▶ [What you are asked to do]:
Begin with the first line below and retype each line exactly through the line containing "import * as". Any pictures are to be left out.
----
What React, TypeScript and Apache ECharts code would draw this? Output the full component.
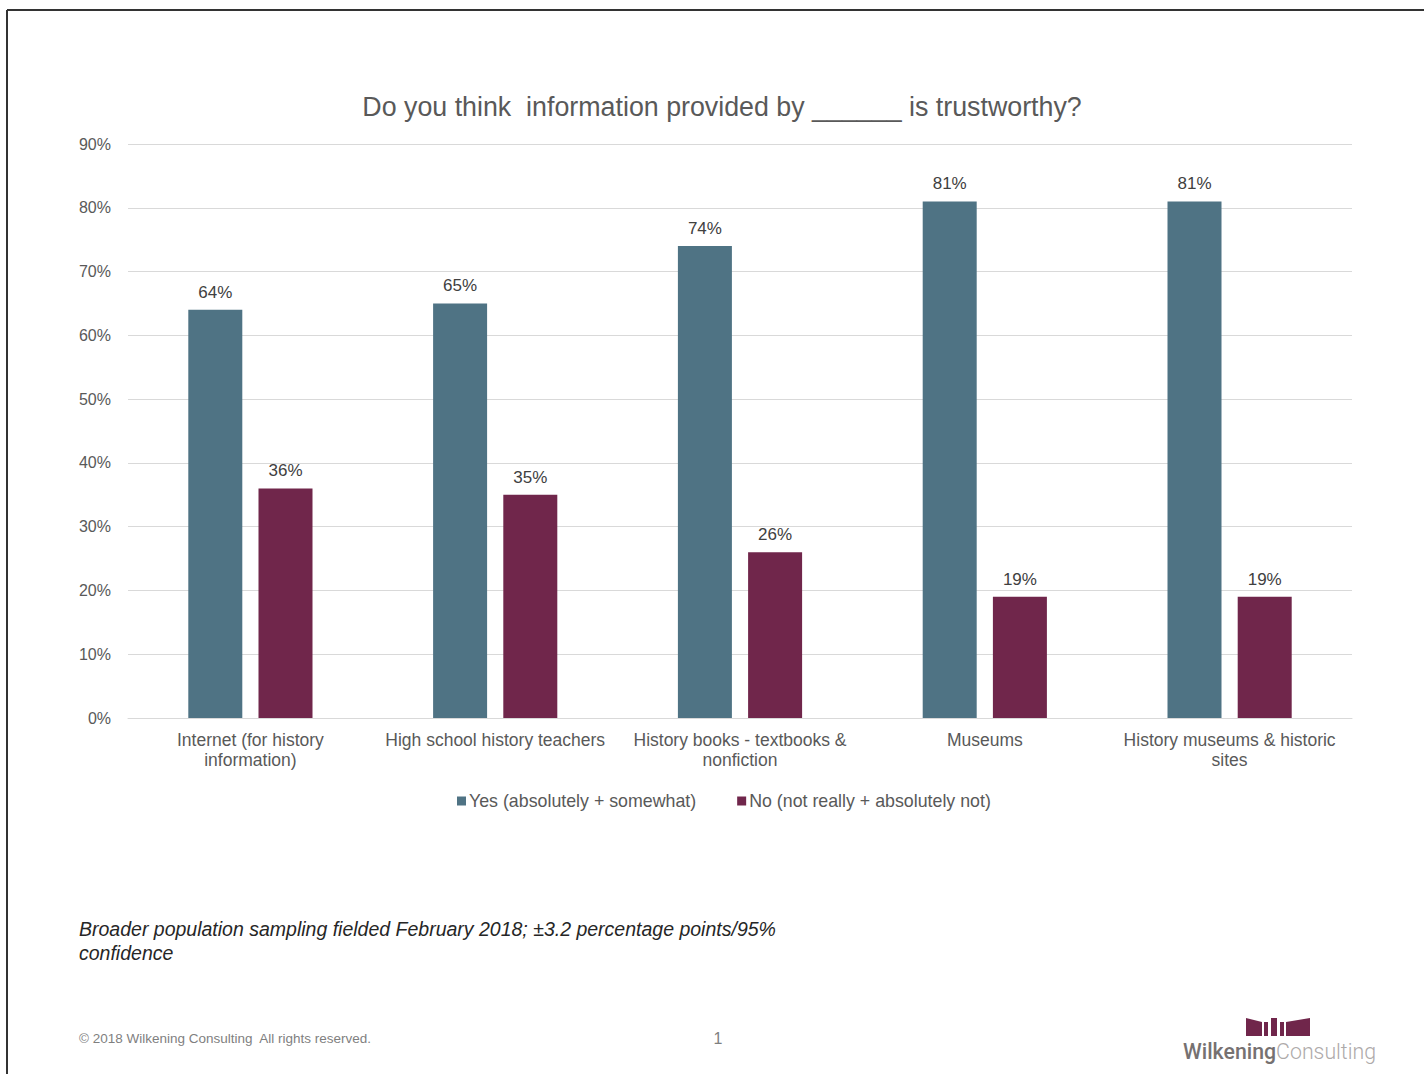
import React, { useEffect, useRef } from "react";
import * as echarts from "echarts";

const categories = [
  "Internet (for history\ninformation)",
  "High school history teachers",
  "History books - textbooks &\nnonfiction",
  "Museums",
  "History museums & historic\nsites",
];
const yesValues = [64, 65, 74, 81, 81];
const noValues = [36, 35, 26, 19, 19];
const seriesNames = ["Yes (absolutely + somewhat)", "No (not really + absolutely not)"];
const titleText = "Do you think  information provided by ______ is trustworthy?";
const footnoteLines = [
  "Broader population sampling fielded February 2018; \u00b13.2 percentage points/95%",
  "confidence",
];
const copyrightText = "\u00a9 2018 Wilkening Consulting  All rights reserved.";

export default function App() {
  const ref = useRef<HTMLDivElement>(null);
  useEffect(() => {
    if (!ref.current) return;
    const chart = echarts.init(ref.current, null, { renderer: "svg" });
    const font = "'Liberation Sans', Arial, sans-serif";
    const labelStyle = {
      show: true,
      position: "top",
      distance: 9,
      fontFamily: font,
      fontSize: 17,
      color: "#404040",
      formatter: "{c}%",
    };
    chart.setOption({
      animation: false,
      backgroundColor: "#ffffff",
      title: {
        text: titleText,
        left: 717,
        top: 88,
        textAlign: "center",
        textStyle: { fontFamily: font, fontSize: 26.8, fontWeight: "normal", color: "#595959" },
      },
      grid: { left: 128, right: 72, top: 144, bottom: 356 },
      legend: {
        left: 452,
        top: 787,
        itemWidth: 9,
        itemHeight: 9,
        itemGap: 41,
        icon: "rect",
        textStyle: { fontFamily: font, fontSize: 17.8, color: "#595959", padding: [0, 0, 0, -2] },
        data: seriesNames,
      },
      xAxis: {
        type: "category",
        data: categories,
        axisLine: { lineStyle: { color: "#d9d9d9", width: 1 } },
        axisTick: { show: false },
        axisLabel: {
          fontFamily: font,
          fontSize: 17.5,
          color: "#595959",
          margin: 12,
          lineHeight: 20,
          interval: 0,
        },
      },
      yAxis: {
        type: "value",
        min: 0,
        max: 90,
        interval: 10,
        axisLine: { show: false },
        axisTick: { show: false },
        splitLine: { lineStyle: { color: "#d9d9d9", width: 1 } },
        axisLabel: {
          fontFamily: font,
          fontSize: 16,
          color: "#595959",
          margin: 17,
          formatter: "{value}%",
        },
      },
      series: [
        {
          name: seriesNames[0],
          type: "bar",
          data: yesValues,
          barWidth: 54,
          barGap: "30%",
          itemStyle: { color: "#4f7384" },
          label: labelStyle,
        },
        {
          name: seriesNames[1],
          type: "bar",
          data: noValues,
          barWidth: 54,
          itemStyle: { color: "#70264b" },
          label: labelStyle,
        },
      ],
      graphic: [
        { type: "line", shape: { x1: 7, y1: 10, x2: 1424, y2: 10 }, style: { stroke: "#333333", lineWidth: 2 } },
        { type: "line", shape: { x1: 7, y1: 10, x2: 7, y2: 1074 }, style: { stroke: "#333333", lineWidth: 2 } },
        {
          type: "text",
          left: 79,
          top: 917,
          style: {
            text: footnoteLines.join("\n"),
            font: "italic 19.5px 'Liberation Sans', Arial, sans-serif",
            lineHeight: 24,
            fill: "#262626",
          },
        },
        {
          type: "text",
          x: 79,
          y: 1038,
          style: {
            text: copyrightText,
            font: "13.5px 'Liberation Sans', Arial, sans-serif",
            fill: "#7f7f7f",
            textVerticalAlign: "middle",
          },
        },
        {
          type: "text",
          x: 718,
          y: 1038,
          style: {
            text: "1",
            font: "16px 'Liberation Sans', Arial, sans-serif",
            fill: "#7f7f7f",
            textAlign: "center",
            textVerticalAlign: "middle",
          },
        },
        {
          type: "text",
          x: 1183,
          y: 1051,
          style: {
            text: "{a|Wilkening}{b|Consulting}",
            textVerticalAlign: "middle",
            rich: {
              a: { fontFamily: "Roboto, sans-serif", fontSize: 21.3, fontWeight: 500, fill: "#767171", color: "#767171" },
              b: { fontFamily: "Roboto, sans-serif", fontSize: 21.3, fontWeight: 300, fill: "#aeaaaa", color: "#aeaaaa" },
            },
          },
        },
        {
          type: "polygon",
          shape: { points: [[1246, 1018], [1262, 1022], [1262, 1036], [1246, 1036]] },
          style: { fill: "#70264b" },
        },
        {
          type: "polygon",
          shape: { points: [[1264, 1022], [1268, 1022], [1268, 1036], [1264, 1036]] },
          style: { fill: "#70264b" },
        },
        {
          type: "polygon",
          shape: { points: [[1271, 1018], [1277, 1018], [1277, 1036], [1271, 1036]] },
          style: { fill: "#70264b" },
        },
        {
          type: "polygon",
          shape: { points: [[1280, 1022], [1284, 1022], [1284, 1036], [1280, 1036]] },
          style: { fill: "#70264b" },
        },
        {
          type: "polygon",
          shape: { points: [[1286, 1022], [1310, 1018], [1310, 1036], [1286, 1036]] },
          style: { fill: "#70264b" },
        },
      ],
    });
    return () => chart.dispose();
  }, []);
  return (
    <div
      ref={ref}
      style={{ position: "absolute", left: 0, top: 0, width: 1424, height: 1074, background: "#fff" }}
    />
  );
}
----
▶ [Output for this exercise]:
What React, TypeScript and Apache ECharts code would draw this? Output the full component.
import React, { useEffect, useRef } from "react";
import * as echarts from "echarts";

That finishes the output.